____ Material
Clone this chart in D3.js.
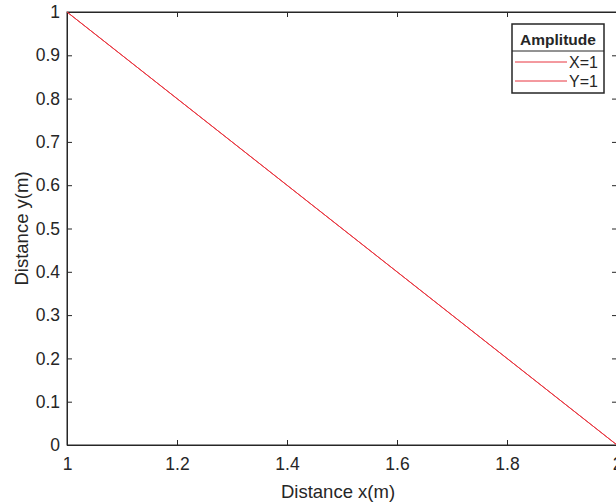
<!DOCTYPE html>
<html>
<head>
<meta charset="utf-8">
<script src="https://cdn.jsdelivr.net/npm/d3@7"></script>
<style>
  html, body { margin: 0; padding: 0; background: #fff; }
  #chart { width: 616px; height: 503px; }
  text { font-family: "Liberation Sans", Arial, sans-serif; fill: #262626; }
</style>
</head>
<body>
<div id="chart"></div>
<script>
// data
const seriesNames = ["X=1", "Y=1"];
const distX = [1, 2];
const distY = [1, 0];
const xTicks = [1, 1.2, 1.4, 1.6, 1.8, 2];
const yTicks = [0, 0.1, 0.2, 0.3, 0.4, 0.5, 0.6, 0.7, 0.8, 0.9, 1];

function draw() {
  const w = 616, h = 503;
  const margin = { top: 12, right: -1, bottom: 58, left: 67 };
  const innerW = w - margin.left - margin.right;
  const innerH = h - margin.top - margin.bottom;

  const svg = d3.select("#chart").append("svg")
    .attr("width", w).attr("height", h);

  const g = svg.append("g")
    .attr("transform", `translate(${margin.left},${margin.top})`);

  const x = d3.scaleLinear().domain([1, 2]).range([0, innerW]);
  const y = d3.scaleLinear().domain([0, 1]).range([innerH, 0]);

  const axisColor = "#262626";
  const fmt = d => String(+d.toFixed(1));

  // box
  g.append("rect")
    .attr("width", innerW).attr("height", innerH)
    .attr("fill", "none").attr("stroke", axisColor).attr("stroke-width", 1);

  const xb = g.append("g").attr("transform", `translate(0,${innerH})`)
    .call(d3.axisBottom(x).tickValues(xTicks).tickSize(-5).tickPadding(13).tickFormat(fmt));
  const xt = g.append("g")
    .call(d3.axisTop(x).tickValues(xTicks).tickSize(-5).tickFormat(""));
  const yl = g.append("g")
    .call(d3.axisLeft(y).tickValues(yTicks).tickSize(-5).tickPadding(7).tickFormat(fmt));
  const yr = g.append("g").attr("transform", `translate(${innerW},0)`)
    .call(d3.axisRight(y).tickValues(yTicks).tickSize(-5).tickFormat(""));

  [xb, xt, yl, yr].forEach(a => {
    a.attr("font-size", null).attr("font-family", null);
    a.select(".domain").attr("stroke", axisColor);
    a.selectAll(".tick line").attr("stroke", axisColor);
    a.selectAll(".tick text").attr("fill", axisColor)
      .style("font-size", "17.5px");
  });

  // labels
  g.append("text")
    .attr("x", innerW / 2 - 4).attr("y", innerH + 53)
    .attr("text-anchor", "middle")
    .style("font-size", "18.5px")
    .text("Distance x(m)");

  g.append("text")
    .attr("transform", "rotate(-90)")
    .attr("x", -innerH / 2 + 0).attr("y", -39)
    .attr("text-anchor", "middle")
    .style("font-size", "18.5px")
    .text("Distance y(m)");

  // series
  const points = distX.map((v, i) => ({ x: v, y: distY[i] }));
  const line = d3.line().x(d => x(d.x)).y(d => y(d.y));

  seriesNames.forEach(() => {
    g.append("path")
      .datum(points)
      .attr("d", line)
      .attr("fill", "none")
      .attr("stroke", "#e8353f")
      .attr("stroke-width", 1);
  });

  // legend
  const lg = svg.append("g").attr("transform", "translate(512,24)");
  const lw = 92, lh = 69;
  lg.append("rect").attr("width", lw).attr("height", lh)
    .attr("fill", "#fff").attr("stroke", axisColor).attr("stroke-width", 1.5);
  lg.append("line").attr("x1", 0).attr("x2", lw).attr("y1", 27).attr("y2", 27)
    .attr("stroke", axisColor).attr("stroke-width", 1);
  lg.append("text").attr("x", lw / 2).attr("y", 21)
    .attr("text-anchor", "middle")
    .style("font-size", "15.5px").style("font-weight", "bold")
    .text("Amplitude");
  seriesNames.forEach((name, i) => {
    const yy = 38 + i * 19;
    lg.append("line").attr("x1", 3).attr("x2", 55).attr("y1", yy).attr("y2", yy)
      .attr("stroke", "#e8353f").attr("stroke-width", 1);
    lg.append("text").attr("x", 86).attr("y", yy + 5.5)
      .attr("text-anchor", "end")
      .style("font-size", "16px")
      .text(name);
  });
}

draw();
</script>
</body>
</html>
________
## What is being asked
Write out the whole listing again, exactly, with no pictures.

## Response below
Clone this chart in D3.js.
<!DOCTYPE html>
<html>
<head>
<meta charset="utf-8">
<script src="https://cdn.jsdelivr.net/npm/d3@7"></script>
<style>
  html, body { margin: 0; padding: 0; background: #fff; }
  #chart { width: 616px; height: 503px; }
  text { font-family: "Liberation Sans", Arial, sans-serif; fill: #262626; }
</style>
</head>
<body>
<div id="chart"></div>
<script>
// data
const seriesNames = ["X=1", "Y=1"];
const distX = [1, 2];
const distY = [1, 0];
const xTicks = [1, 1.2, 1.4, 1.6, 1.8, 2];
const yTicks = [0, 0.1, 0.2, 0.3, 0.4, 0.5, 0.6, 0.7, 0.8, 0.9, 1];

function draw() {
  const w = 616, h = 503;
  const margin = { top: 12, right: -1, bottom: 58, left: 67 };
  const innerW = w - margin.left - margin.right;
  const innerH = h - margin.top - margin.bottom;

  const svg = d3.select("#chart").append("svg")
    .attr("width", w).attr("height", h);

  const g = svg.append("g")
    .attr("transform", `translate(${margin.left},${margin.top})`);

  const x = d3.scaleLinear().domain([1, 2]).range([0, innerW]);
  const y = d3.scaleLinear().domain([0, 1]).range([innerH, 0]);

  const axisColor = "#262626";
  const fmt = d => String(+d.toFixed(1));

  // box
  g.append("rect")
    .attr("width", innerW).attr("height", innerH)
    .attr("fill", "none").attr("stroke", axisColor).attr("stroke-width", 1);

  const xb = g.append("g").attr("transform", `translate(0,${innerH})`)
    .call(d3.axisBottom(x).tickValues(xTicks).tickSize(-5).tickPadding(13).tickFormat(fmt));
  const xt = g.append("g")
    .call(d3.axisTop(x).tickValues(xTicks).tickSize(-5).tickFormat(""));
  const yl = g.append("g")
    .call(d3.axisLeft(y).tickValues(yTicks).tickSize(-5).tickPadding(7).tickFormat(fmt));
  const yr = g.append("g").attr("transform", `translate(${innerW},0)`)
    .call(d3.axisRight(y).tickValues(yTicks).tickSize(-5).tickFormat(""));

  [xb, xt, yl, yr].forEach(a => {
    a.attr("font-size", null).attr("font-family", null);
    a.select(".domain").attr("stroke", axisColor);
    a.selectAll(".tick line").attr("stroke", axisColor);
    a.selectAll(".tick text").attr("fill", axisColor)
      .style("font-size", "17.5px");
  });

  // labels
  g.append("text")
    .attr("x", innerW / 2 - 4).attr("y", innerH + 53)
    .attr("text-anchor", "middle")
    .style("font-size", "18.5px")
    .text("Distance x(m)");

  g.append("text")
    .attr("transform", "rotate(-90)")
    .attr("x", -innerH / 2 + 0).attr("y", -39)
    .attr("text-anchor", "middle")
    .style("font-size", "18.5px")
    .text("Distance y(m)");

  // series
  const points = distX.map((v, i) => ({ x: v, y: distY[i] }));
  const line = d3.line().x(d => x(d.x)).y(d => y(d.y));

  seriesNames.forEach(() => {
    g.append("path")
      .datum(points)
      .attr("d", line)
      .attr("fill", "none")
      .attr("stroke", "#e8353f")
      .attr("stroke-width", 1);
  });

  // legend
  const lg = svg.append("g").attr("transform", "translate(512,24)");
  const lw = 92, lh = 69;
  lg.append("rect").attr("width", lw).attr("height", lh)
    .attr("fill", "#fff").attr("stroke", axisColor).attr("stroke-width", 1.5);
  lg.append("line").attr("x1", 0).attr("x2", lw).attr("y1", 27).attr("y2", 27)
    .attr("stroke", axisColor).attr("stroke-width", 1);
  lg.append("text").attr("x", lw / 2).attr("y", 21)
    .attr("text-anchor", "middle")
    .style("font-size", "15.5px").style("font-weight", "bold")
    .text("Amplitude");
  seriesNames.forEach((name, i) => {
    const yy = 38 + i * 19;
    lg.append("line").attr("x1", 3).attr("x2", 55).attr("y1", yy).attr("y2", yy)
      .attr("stroke", "#e8353f").attr("stroke-width", 1);
    lg.append("text").attr("x", 86).attr("y", yy + 5.5)
      .attr("text-anchor", "end")
      .style("font-size", "16px")
      .text(name);
  });
}

draw();
</script>
</body>
</html>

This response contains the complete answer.